[Set task]:
Extract everything from the first line through the line with "return H - py", both ends included, except for any pictures.

[Data]:
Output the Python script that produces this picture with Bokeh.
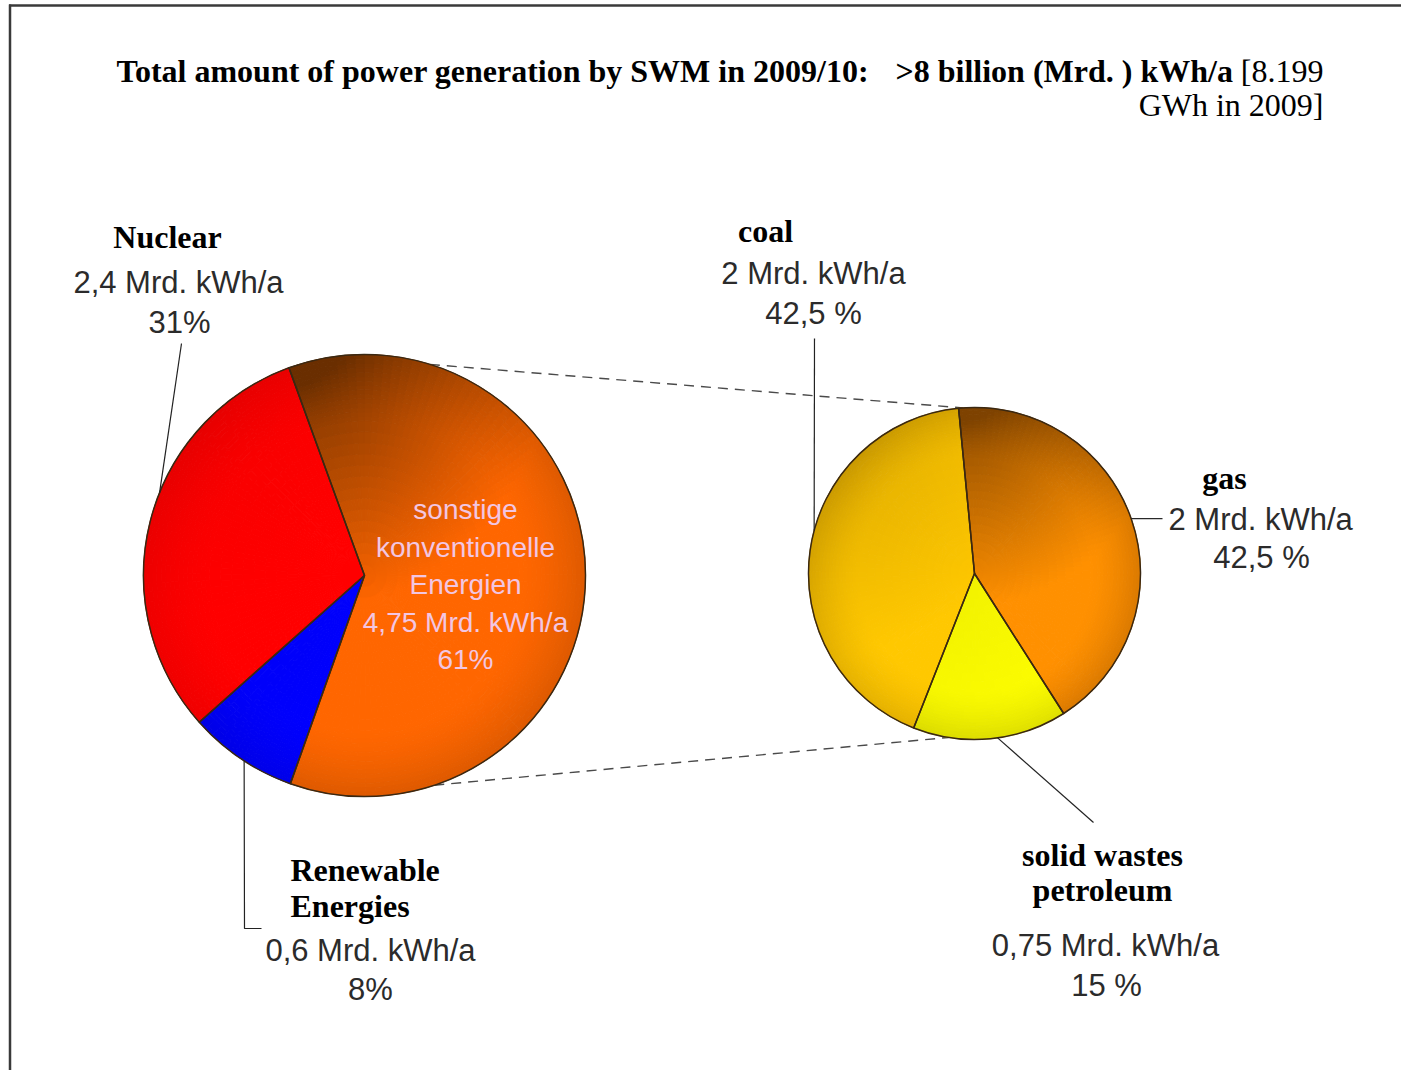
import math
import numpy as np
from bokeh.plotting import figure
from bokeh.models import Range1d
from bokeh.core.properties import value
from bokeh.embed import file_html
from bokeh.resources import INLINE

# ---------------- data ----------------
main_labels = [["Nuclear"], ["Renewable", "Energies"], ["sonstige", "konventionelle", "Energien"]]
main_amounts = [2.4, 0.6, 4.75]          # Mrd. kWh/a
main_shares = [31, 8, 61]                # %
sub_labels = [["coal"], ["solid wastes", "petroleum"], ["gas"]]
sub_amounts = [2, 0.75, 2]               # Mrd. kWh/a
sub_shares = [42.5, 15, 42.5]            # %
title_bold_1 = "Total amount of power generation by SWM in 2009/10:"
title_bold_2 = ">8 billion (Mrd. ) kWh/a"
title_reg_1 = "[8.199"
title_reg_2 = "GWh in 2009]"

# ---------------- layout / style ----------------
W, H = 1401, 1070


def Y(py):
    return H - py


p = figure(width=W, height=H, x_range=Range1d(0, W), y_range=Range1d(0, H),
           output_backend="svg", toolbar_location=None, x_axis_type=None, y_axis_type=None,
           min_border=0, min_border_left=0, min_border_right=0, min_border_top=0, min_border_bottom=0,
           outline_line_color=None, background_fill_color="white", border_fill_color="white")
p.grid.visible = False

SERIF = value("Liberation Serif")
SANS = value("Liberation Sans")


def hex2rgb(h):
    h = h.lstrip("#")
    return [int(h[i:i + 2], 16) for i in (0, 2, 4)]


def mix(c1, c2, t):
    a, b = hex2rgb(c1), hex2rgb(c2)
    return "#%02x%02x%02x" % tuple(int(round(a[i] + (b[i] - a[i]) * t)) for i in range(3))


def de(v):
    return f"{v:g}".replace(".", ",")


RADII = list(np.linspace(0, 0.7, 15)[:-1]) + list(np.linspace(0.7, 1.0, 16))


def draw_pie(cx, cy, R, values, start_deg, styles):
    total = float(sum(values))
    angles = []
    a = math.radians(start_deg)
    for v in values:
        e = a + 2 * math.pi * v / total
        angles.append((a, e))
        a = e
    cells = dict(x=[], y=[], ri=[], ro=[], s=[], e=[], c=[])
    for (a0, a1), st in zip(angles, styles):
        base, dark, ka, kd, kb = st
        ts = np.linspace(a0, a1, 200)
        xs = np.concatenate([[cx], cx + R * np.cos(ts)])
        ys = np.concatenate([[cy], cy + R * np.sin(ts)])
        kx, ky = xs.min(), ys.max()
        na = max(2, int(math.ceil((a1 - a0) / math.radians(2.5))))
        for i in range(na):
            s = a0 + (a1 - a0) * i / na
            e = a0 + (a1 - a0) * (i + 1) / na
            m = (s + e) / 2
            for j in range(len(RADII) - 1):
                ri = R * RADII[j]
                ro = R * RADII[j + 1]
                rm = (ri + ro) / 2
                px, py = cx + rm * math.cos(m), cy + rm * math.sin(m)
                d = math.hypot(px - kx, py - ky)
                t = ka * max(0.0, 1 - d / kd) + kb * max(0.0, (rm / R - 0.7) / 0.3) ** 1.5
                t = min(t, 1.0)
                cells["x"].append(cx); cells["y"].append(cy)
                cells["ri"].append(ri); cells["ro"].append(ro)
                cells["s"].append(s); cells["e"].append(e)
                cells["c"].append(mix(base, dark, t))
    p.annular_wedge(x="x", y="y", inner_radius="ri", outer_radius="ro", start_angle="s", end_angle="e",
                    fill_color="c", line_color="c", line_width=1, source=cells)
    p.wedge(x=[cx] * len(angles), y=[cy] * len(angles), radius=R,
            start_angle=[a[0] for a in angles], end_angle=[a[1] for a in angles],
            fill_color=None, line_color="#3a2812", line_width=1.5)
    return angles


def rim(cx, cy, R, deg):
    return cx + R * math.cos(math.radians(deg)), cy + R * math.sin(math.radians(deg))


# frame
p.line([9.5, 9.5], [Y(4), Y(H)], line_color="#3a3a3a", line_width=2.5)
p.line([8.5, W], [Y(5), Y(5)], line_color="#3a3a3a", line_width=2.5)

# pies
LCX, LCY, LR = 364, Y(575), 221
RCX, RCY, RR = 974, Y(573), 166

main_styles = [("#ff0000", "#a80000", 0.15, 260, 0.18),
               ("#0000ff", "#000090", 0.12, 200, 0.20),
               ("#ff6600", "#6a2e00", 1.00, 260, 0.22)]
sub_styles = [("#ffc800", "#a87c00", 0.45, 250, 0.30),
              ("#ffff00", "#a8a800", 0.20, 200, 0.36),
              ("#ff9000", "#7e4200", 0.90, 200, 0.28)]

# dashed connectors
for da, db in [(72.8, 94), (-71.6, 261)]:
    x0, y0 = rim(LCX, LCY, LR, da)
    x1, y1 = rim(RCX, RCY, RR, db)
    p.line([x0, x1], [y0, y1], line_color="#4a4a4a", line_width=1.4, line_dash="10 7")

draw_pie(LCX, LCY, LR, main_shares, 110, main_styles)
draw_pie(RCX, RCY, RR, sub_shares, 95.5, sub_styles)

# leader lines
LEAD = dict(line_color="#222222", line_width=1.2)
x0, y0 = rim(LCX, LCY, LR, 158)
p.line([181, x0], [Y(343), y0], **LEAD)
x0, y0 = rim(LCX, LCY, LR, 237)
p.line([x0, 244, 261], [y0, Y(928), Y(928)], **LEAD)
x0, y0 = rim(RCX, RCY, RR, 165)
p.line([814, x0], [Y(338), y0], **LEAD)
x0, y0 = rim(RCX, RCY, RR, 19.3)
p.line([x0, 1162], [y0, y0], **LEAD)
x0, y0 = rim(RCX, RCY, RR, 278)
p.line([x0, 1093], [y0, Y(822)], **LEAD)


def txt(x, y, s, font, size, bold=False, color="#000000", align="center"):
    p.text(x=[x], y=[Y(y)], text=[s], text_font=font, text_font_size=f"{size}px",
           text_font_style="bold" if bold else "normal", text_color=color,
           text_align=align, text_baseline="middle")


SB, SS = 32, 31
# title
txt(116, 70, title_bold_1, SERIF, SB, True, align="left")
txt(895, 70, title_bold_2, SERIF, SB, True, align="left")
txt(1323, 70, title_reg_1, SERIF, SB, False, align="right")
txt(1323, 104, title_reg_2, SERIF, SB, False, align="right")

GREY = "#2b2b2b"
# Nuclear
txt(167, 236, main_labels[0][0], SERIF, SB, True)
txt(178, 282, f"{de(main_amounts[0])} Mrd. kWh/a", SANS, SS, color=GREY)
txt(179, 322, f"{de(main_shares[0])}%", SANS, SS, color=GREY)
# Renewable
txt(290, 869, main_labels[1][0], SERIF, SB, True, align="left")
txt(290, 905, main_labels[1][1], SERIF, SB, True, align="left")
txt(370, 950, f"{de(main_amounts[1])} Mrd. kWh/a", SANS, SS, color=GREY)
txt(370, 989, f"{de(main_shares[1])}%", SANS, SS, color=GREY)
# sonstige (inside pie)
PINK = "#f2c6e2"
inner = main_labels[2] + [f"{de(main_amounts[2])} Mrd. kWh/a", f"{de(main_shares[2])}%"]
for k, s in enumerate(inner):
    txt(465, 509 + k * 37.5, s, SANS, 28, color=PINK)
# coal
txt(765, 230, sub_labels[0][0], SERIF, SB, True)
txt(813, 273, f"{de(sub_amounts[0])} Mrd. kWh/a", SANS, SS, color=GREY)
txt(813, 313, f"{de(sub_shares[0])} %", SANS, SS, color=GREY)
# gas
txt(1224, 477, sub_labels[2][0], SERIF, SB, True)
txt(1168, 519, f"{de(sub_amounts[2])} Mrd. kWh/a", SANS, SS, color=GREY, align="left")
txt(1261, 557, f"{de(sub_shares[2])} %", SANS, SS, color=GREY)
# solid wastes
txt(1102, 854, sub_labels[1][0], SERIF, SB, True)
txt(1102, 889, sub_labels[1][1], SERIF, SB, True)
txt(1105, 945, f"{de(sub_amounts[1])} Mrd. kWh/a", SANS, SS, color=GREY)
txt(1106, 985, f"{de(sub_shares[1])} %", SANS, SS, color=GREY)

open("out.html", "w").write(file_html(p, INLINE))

[Written solution]:
Output the Python script that produces this picture with Bokeh.
import math
import numpy as np
from bokeh.plotting import figure
from bokeh.models import Range1d
from bokeh.core.properties import value
from bokeh.embed import file_html
from bokeh.resources import INLINE

# ---------------- data ----------------
main_labels = [["Nuclear"], ["Renewable", "Energies"], ["sonstige", "konventionelle", "Energien"]]
main_amounts = [2.4, 0.6, 4.75]          # Mrd. kWh/a
main_shares = [31, 8, 61]                # %
sub_labels = [["coal"], ["solid wastes", "petroleum"], ["gas"]]
sub_amounts = [2, 0.75, 2]               # Mrd. kWh/a
sub_shares = [42.5, 15, 42.5]            # %
title_bold_1 = "Total amount of power generation by SWM in 2009/10:"
title_bold_2 = ">8 billion (Mrd. ) kWh/a"
title_reg_1 = "[8.199"
title_reg_2 = "GWh in 2009]"

# ---------------- layout / style ----------------
W, H = 1401, 1070


def Y(py):
    return H - py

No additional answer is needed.